■ WORK TO COMPLETE
Each line below should be retyped exactly, with no pictures.

________________

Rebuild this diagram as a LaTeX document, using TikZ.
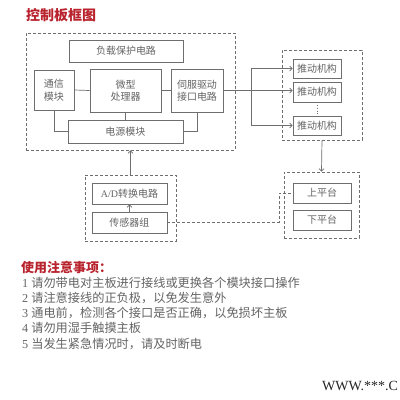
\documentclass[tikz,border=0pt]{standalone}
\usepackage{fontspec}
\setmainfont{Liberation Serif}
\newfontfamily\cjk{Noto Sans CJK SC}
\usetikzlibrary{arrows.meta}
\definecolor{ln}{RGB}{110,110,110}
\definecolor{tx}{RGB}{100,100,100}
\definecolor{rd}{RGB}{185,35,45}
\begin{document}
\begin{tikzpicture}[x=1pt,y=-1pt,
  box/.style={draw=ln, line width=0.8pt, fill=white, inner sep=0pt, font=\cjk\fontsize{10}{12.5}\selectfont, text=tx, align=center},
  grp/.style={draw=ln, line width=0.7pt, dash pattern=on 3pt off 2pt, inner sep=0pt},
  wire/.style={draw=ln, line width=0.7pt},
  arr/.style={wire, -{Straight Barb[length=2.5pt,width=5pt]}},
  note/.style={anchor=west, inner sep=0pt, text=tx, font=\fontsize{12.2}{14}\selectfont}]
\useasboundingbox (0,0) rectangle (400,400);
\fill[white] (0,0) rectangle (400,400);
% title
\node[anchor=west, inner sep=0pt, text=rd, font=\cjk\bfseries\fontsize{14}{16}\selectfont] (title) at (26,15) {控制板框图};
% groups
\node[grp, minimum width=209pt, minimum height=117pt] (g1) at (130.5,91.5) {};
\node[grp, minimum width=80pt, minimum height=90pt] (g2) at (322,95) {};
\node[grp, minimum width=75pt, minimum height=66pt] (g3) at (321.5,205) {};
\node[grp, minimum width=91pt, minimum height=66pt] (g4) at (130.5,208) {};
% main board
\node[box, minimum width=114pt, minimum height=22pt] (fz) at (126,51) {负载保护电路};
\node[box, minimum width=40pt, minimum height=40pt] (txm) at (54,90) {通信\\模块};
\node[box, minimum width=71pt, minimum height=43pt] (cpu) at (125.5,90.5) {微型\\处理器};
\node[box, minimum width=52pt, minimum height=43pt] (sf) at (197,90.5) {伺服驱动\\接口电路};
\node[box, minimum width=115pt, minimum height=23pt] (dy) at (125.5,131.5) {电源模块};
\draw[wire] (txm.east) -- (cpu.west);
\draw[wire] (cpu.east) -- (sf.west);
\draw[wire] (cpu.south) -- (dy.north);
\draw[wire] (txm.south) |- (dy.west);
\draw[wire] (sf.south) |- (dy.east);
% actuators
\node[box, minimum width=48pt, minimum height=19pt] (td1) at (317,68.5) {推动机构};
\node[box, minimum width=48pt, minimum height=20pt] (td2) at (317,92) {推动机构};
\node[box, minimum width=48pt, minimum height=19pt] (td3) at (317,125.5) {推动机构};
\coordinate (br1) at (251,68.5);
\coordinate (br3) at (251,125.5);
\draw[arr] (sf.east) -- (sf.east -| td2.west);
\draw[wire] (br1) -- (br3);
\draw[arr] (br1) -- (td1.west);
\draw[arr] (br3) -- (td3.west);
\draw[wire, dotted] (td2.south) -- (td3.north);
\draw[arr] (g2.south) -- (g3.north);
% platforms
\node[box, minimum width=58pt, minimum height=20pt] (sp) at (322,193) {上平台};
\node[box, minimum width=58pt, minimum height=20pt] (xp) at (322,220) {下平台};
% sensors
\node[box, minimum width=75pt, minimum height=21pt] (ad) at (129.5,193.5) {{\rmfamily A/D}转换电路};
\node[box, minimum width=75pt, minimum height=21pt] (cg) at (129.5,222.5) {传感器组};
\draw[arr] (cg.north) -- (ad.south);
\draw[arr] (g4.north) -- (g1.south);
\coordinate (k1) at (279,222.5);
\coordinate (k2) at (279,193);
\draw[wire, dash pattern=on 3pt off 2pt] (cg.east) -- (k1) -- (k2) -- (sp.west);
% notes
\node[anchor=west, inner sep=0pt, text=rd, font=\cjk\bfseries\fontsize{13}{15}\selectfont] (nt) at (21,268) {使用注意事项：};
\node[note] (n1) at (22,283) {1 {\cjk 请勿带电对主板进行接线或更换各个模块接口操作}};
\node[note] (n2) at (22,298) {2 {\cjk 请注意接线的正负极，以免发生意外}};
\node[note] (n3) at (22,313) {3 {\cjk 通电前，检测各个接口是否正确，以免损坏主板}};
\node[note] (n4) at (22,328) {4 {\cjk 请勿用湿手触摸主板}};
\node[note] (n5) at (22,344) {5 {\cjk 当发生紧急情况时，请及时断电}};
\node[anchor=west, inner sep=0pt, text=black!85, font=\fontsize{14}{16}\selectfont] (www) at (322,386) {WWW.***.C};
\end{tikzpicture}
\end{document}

________________

■ FULL RESPONSE
Rebuild this diagram as a LaTeX document, using TikZ.
\documentclass[tikz,border=0pt]{standalone}
\usepackage{fontspec}
\setmainfont{Liberation Serif}
\newfontfamily\cjk{Noto Sans CJK SC}
\usetikzlibrary{arrows.meta}
\definecolor{ln}{RGB}{110,110,110}
\definecolor{tx}{RGB}{100,100,100}
\definecolor{rd}{RGB}{185,35,45}
\begin{document}
\begin{tikzpicture}[x=1pt,y=-1pt,
  box/.style={draw=ln, line width=0.8pt, fill=white, inner sep=0pt, font=\cjk\fontsize{10}{12.5}\selectfont, text=tx, align=center},
  grp/.style={draw=ln, line width=0.7pt, dash pattern=on 3pt off 2pt, inner sep=0pt},
  wire/.style={draw=ln, line width=0.7pt},
  arr/.style={wire, -{Straight Barb[length=2.5pt,width=5pt]}},
  note/.style={anchor=west, inner sep=0pt, text=tx, font=\fontsize{12.2}{14}\selectfont}]
\useasboundingbox (0,0) rectangle (400,400);
\fill[white] (0,0) rectangle (400,400);
% title
\node[anchor=west, inner sep=0pt, text=rd, font=\cjk\bfseries\fontsize{14}{16}\selectfont] (title) at (26,15) {控制板框图};
% groups
\node[grp, minimum width=209pt, minimum height=117pt] (g1) at (130.5,91.5) {};
\node[grp, minimum width=80pt, minimum height=90pt] (g2) at (322,95) {};
\node[grp, minimum width=75pt, minimum height=66pt] (g3) at (321.5,205) {};
\node[grp, minimum width=91pt, minimum height=66pt] (g4) at (130.5,208) {};
% main board
\node[box, minimum width=114pt, minimum height=22pt] (fz) at (126,51) {负载保护电路};
\node[box, minimum width=40pt, minimum height=40pt] (txm) at (54,90) {通信\\模块};
\node[box, minimum width=71pt, minimum height=43pt] (cpu) at (125.5,90.5) {微型\\处理器};
\node[box, minimum width=52pt, minimum height=43pt] (sf) at (197,90.5) {伺服驱动\\接口电路};
\node[box, minimum width=115pt, minimum height=23pt] (dy) at (125.5,131.5) {电源模块};
\draw[wire] (txm.east) -- (cpu.west);
\draw[wire] (cpu.east) -- (sf.west);
\draw[wire] (cpu.south) -- (dy.north);
\draw[wire] (txm.south) |- (dy.west);
\draw[wire] (sf.south) |- (dy.east);
% actuators
\node[box, minimum width=48pt, minimum height=19pt] (td1) at (317,68.5) {推动机构};
\node[box, minimum width=48pt, minimum height=20pt] (td2) at (317,92) {推动机构};
\node[box, minimum width=48pt, minimum height=19pt] (td3) at (317,125.5) {推动机构};
\coordinate (br1) at (251,68.5);
\coordinate (br3) at (251,125.5);
\draw[arr] (sf.east) -- (sf.east -| td2.west);
\draw[wire] (br1) -- (br3);
\draw[arr] (br1) -- (td1.west);
\draw[arr] (br3) -- (td3.west);
\draw[wire, dotted] (td2.south) -- (td3.north);
\draw[arr] (g2.south) -- (g3.north);
% platforms
\node[box, minimum width=58pt, minimum height=20pt] (sp) at (322,193) {上平台};
\node[box, minimum width=58pt, minimum height=20pt] (xp) at (322,220) {下平台};
% sensors
\node[box, minimum width=75pt, minimum height=21pt] (ad) at (129.5,193.5) {{\rmfamily A/D}转换电路};
\node[box, minimum width=75pt, minimum height=21pt] (cg) at (129.5,222.5) {传感器组};
\draw[arr] (cg.north) -- (ad.south);
\draw[arr] (g4.north) -- (g1.south);
\coordinate (k1) at (279,222.5);
\coordinate (k2) at (279,193);
\draw[wire, dash pattern=on 3pt off 2pt] (cg.east) -- (k1) -- (k2) -- (sp.west);
% notes
\node[anchor=west, inner sep=0pt, text=rd, font=\cjk\bfseries\fontsize{13}{15}\selectfont] (nt) at (21,268) {使用注意事项：};
\node[note] (n1) at (22,283) {1 {\cjk 请勿带电对主板进行接线或更换各个模块接口操作}};
\node[note] (n2) at (22,298) {2 {\cjk 请注意接线的正负极，以免发生意外}};
\node[note] (n3) at (22,313) {3 {\cjk 通电前，检测各个接口是否正确，以免损坏主板}};
\node[note] (n4) at (22,328) {4 {\cjk 请勿用湿手触摸主板}};
\node[note] (n5) at (22,344) {5 {\cjk 当发生紧急情况时，请及时断电}};
\node[anchor=west, inner sep=0pt, text=black!85, font=\fontsize{14}{16}\selectfont] (www) at (322,386) {WWW.***.C};
\end{tikzpicture}
\end{document}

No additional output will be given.